Puede decirse que en ese sitio nació la idea de crear el Festival Internacional Cervantino (FIC), pues durante una visita que hizo Luis Echeverría Álvarez, entonces funcionario del gobierno federal, fue invitado a presenciar dicha puesta en escena. Al finalizar, comentó que Guanajuato merecía un festival a la altura de su tradición cultural, así que en 1972, ya como presidente, creó el renombrado evento artístico que se celebra cada año. Hacia 1976, la UG compró el edificio e instaló allí sus oficinas del área cultural, donde permanecen hasta la fecha.
La estructura impone. Sus tres niveles, con arcadas a lo largo del patio principal, se mantienen prácticamente igual.

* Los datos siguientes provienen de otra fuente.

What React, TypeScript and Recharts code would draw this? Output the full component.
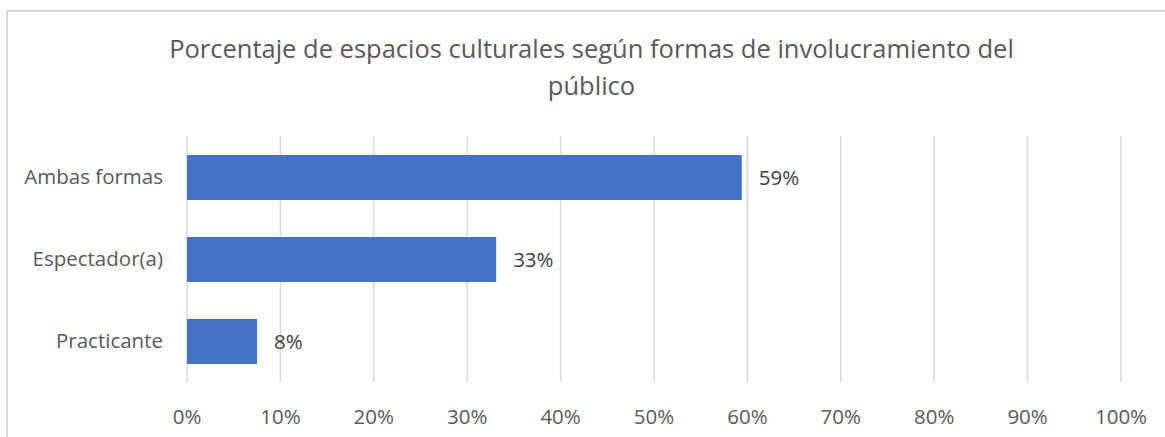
import React from "react";
import { BarChart, Bar, XAxis, YAxis, CartesianGrid, LabelList } from "recharts";

const categories = ["Ambas formas", "Espectador(a)", "Practicante"];
const values = [59.4, 33.1, 7.5];
const xTicks = [0, 10, 20, 30, 40, 50, 60, 70, 80, 90, 100];
const titleLines = [
  "Porcentaje de espacios culturales según formas de involucramiento del",
  "público",
];

const data = categories.map((c, i) => ({ name: c, value: values[i] }));

const FONT = "'Open Sans', sans-serif";

export default function App() {
  return (
    <div
      style={{
        position: "absolute",
        left: 0,
        top: 0,
        width: 1165,
        height: 437,
        overflow: "hidden",
        background: "#fff",
        fontFamily: FONT,
      }}
    >
      <div
        style={{
          position: "absolute",
          left: 6,
          top: 10,
          width: 1165,
          height: 437,
          borderLeft: "2px solid #d9d9d9",
          borderTop: "2px solid #d9d9d9",
          boxSizing: "border-box",
        }}
      />
      <div
        style={{
          position: "absolute",
          left: 0,
          top: 30,
          width: 1183,
          textAlign: "center",
          color: "#595959",
          fontSize: 25.5,
          lineHeight: "37px",
        }}
      >
        {titleLines.map((t, i) => (
          <div key={i}>{t}</div>
        ))}
      </div>
      <div style={{ position: "absolute", left: 0, top: 0 }}>
        <BarChart
          width={1165}
          height={437}
          data={data}
          layout="vertical"
          margin={{ top: 136, right: 44, bottom: 20, left: 0 }}
          barSize={45}
        >
          <CartesianGrid vertical horizontal={false} stroke="#d9d9d9" strokeWidth={1.5} />
          <XAxis
            type="number"
            domain={[0, 100]}
            ticks={xTicks}
            tickFormatter={(v: number) => `${v}%`}
            axisLine={false}
            tickLine={false}
            tickSize={0}
            tickMargin={27}
            height={35}
            interval={0}
            tick={{ fill: "#595959", fontSize: 20.5, fontFamily: FONT }}
          />
          <YAxis
            type="category"
            dataKey="name"
            width={187}
            axisLine={false}
            tickLine={false}
            tickSize={0}
            tickMargin={24}
            tick={{ fill: "#595959", fontSize: 20.5, fontFamily: FONT }}
          />
          <Bar dataKey="value" fill="#4472c4" isAnimationActive={false}>
            <LabelList
              dataKey="value"
              position="right"
              offset={17}
              formatter={(v: number) => `${Math.round(v)}%`}
              fill="#404040"
              fontSize={20.5}
              fontFamily={FONT}
            />
          </Bar>
        </BarChart>
      </div>
    </div>
  );
}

Una doble escalera al principio del patio revela que el nivel del inmueble cambió debido a las inundaciones. Bajo ese piso, existe un enorme aljibe que proporcionaba agua a los huéspedes incluso en época de sequía. Antes existía un pozo, hoy desaparecido, pero las losas que dan acceso al depósito subterráneo todavía se ven. Las antiguas habitaciones son ahora oficinas o aulas.

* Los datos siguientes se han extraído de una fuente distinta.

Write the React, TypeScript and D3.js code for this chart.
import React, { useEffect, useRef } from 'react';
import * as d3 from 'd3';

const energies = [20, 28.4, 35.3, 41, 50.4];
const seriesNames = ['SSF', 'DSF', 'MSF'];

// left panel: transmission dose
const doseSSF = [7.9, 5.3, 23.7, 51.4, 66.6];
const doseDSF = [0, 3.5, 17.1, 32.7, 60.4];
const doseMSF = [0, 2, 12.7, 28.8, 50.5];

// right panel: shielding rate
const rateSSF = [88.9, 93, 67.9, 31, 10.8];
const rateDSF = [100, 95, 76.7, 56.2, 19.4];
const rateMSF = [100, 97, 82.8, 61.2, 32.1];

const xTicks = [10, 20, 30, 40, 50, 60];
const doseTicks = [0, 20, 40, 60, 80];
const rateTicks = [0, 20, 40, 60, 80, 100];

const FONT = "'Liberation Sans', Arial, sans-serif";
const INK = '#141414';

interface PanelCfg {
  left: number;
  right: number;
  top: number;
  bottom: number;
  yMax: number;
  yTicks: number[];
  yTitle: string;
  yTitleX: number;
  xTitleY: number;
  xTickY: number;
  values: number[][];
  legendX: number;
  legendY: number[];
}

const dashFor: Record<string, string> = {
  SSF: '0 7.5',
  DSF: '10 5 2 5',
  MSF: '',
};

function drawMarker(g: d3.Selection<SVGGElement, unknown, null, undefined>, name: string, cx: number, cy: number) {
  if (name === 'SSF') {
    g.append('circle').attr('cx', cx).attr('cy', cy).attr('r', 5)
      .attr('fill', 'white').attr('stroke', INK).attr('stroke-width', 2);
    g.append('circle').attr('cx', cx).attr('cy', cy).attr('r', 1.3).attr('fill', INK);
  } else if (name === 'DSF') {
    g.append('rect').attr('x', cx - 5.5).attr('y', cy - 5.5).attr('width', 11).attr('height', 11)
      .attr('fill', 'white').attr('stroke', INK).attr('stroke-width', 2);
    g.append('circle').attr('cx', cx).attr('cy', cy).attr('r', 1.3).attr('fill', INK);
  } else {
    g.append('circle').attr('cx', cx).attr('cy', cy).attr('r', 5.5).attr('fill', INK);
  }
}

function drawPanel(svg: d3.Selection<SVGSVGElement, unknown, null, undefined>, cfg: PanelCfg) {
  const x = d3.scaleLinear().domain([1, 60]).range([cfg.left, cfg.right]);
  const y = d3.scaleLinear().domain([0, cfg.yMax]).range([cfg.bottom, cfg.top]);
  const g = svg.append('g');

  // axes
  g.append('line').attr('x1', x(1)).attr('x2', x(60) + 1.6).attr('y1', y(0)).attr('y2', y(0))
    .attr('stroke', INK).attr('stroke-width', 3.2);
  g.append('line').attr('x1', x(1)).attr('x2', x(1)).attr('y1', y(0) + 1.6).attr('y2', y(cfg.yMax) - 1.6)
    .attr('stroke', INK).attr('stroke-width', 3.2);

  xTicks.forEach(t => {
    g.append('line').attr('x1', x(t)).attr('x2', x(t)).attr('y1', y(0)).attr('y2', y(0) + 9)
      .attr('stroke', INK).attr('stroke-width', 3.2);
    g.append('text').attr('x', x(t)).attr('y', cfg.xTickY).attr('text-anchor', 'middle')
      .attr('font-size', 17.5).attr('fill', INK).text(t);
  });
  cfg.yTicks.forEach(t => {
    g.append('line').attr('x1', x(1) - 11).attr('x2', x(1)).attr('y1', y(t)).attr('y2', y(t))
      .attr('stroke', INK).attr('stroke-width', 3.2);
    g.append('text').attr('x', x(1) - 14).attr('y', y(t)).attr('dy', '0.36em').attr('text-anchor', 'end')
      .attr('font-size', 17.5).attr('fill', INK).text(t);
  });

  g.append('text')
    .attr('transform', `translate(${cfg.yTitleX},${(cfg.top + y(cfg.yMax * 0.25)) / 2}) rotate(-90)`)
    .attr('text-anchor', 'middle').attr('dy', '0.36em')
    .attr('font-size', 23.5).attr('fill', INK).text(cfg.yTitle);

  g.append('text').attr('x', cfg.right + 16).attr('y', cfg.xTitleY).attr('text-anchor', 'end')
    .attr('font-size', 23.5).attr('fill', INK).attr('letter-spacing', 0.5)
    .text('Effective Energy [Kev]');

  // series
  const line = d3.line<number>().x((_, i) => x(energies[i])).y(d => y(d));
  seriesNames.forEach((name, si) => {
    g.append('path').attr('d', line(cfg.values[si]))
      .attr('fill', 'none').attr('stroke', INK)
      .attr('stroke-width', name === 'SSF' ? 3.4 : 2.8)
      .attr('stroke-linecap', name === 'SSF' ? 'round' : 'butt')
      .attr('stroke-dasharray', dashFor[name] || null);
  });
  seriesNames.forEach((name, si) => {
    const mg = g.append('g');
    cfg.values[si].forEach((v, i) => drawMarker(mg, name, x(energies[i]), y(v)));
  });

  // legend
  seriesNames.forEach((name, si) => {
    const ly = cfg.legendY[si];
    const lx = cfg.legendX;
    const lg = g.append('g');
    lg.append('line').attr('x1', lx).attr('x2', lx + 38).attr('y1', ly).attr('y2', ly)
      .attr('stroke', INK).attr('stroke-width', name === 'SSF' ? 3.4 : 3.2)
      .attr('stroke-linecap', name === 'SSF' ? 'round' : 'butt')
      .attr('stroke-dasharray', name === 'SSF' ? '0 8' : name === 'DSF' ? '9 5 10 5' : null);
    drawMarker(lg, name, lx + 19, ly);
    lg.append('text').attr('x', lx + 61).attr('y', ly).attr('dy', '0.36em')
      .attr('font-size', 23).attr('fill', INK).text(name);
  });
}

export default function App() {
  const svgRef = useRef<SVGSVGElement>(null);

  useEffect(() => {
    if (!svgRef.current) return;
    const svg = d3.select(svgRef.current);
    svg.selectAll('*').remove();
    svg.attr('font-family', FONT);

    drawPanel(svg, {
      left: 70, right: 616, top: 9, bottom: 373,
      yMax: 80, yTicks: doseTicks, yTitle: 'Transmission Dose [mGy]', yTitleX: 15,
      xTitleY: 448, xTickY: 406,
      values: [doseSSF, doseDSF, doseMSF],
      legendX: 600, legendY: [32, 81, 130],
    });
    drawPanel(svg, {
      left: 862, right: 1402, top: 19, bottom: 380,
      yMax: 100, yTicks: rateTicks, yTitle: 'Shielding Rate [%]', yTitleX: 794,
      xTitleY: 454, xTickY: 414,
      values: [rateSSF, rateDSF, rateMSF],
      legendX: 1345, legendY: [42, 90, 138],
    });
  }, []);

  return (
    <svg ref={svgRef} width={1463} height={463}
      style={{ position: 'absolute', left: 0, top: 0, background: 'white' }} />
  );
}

En la parte contigua, con sus anchos arcos de piedra, se amarraban las monturas (burros, caballos, mulas) y se guardaban las mercancías. Allí se instala el foro en el que aún se presentan obras teatrales, grupos de danza o conciertos de música, y en el patio se realizan talleres de creación artística. En la parte más alta, una serie de esculturas hechas en metal parecen observar a los empleados o visitantes.

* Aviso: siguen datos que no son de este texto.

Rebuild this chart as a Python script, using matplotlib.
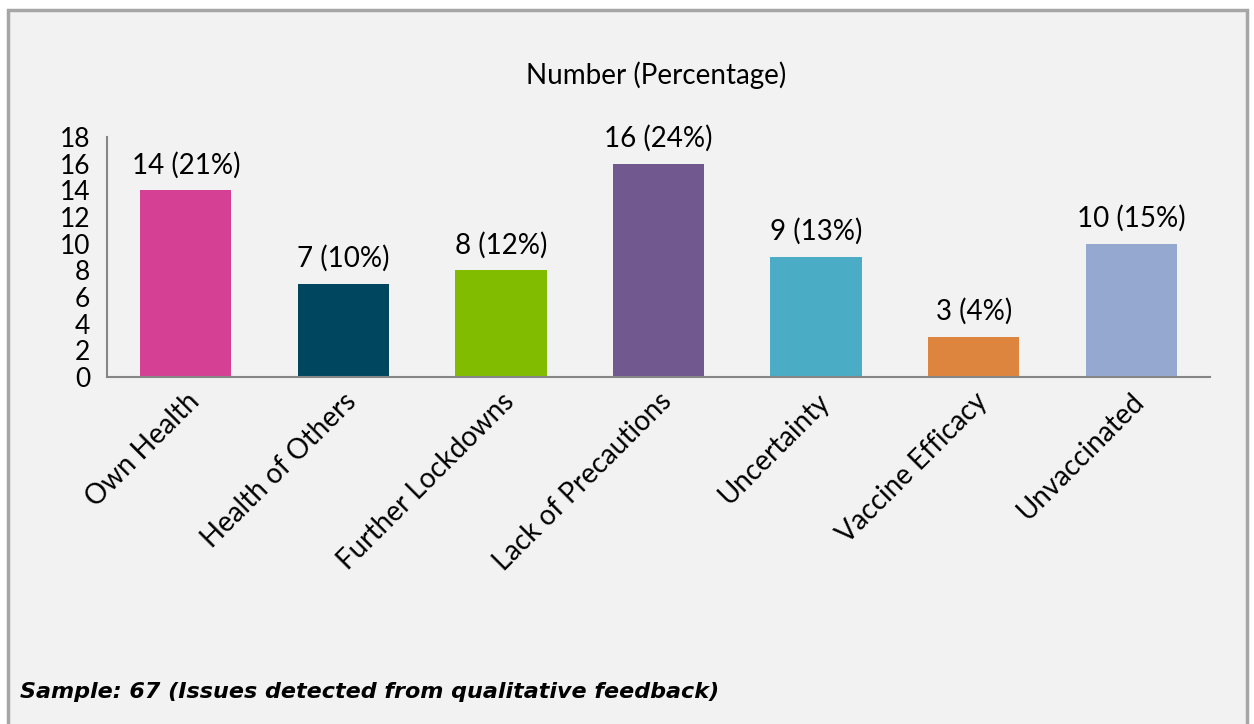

El Mesón tenía varios accesos: el principal, sobre la calle de Alonso; otro que daba al callejón del Boliche, y uno más que salía a donde ahora está el estacionamiento de Constancia. Existe además la puerta que lleva a la Subterránea. Las escaleras que llevan a los pisos superiores no han cambiado, e incluso queda aún abierta alguna de las claraboyas originales que proporcionaban luz al interior.
En conjunto, el edificio causa admiración y puede recorrerse con libertad, pues la UG lo mantiene, acertadamente, abierto a turistas, estudiantes, investigadores y hasta a curiosos. Una abeja, símbolo universitario, da la bienvenida a todos, así que, al ingresar, no cuesta trabajo imaginar a mineros, arrieros y comerciantes dispuestos a tomar un descanso en cómodos alojamientos, después de un fatigoso día de actividades en la floreciente urbe minera de antaño.